NCIS has said that no foul play was involved in Siddiqui’s death. Furness declined to address in his letter to Dingell whether hazing was involved.
“Regarding your concern that hazing may have played a role in Private Siddiqui’s death, it would be premature to comment given that the investigations are still ongoing,” Furness wrote. “I can assure you that any indication of hazing will be carefully investigated.”
Dingell said in a statement that the Siddiqui family deserves answers about the death of a “class valedictorian who was loved by all who knew him.” The investigations must be completed in a thorough and unbiased manner, she said, but they also must be completed as soon as possible to bring closure to Siddiqui’s family.
“I will continue working to ensure the Siddiqui family has the resources and support they need during the ongoing investigations and beyond, and will remain fully engaged with the Marine Corps and all stakeholders to ensure we have a clear picture of what happened, including the actions that led to the June 6th discharge of a commanding officer at Parris Island,” Dingell said. “This is the very least Private Siddiqui’s family and our community deserve.”
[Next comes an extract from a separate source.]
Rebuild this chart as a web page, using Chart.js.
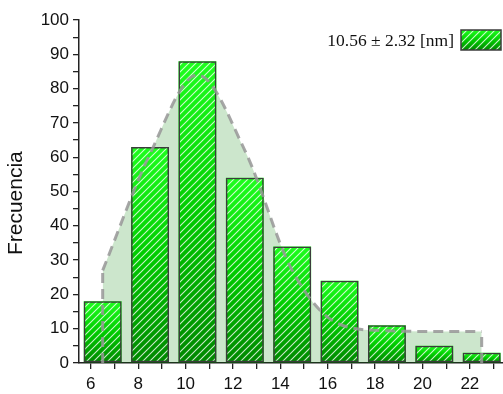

Cucinotta fired his battalion commander, Lt. Col. Joshua Kissoon, on March 31, less than two weeks after Siddiqui’s death. That removal, first reported that day by the independent Marine Corps Times, occurred after a Marine Corps inspector general investigation substantiated allegations of unspecified misconduct against Kissoon, but is unrelated to the Siddiqui case, Furness wrote Monday in his letter to Dingell.
Marine Corps Times reported in March that Cucinotta received the results of that investigation Feb. 29, but did not decide to remove from Kissoon from his job until one day before Siddiqui’s death, citing a service spokesman.
Cucinotta arrived at Parris Island last fall, and is a field artillery officer who has been in the Marine Corps since 1992, according to his professional biography. From 2005 to 2008, he served as the Marine Corps’ exchange officer to the Army’s elite 75th Ranger Regiment with headquarters at Fort Benning, Ga., deploying to Iraq and Afghanistan multiple times. More recently, he served beginning in 2014 as the assistant chief of staff for operations at the deployed headquarters of Marine Forces Central Command in Bahrain.
The top officer at Parris Island, Williams, is expected to rotate to another job soon. Marine officials said last month that his departure from Parris Island has nothing to do with the ongoing investigations. He will become the assistant deputy commandant for installations and logistics at the Pentagon, which is considered a more senior position.
This story was updated Tuesday morning with comments from Rep. Dingell.
Correction: An earlier version of this story included the incorrect first name for Lt. Col. Joshua Kissoon.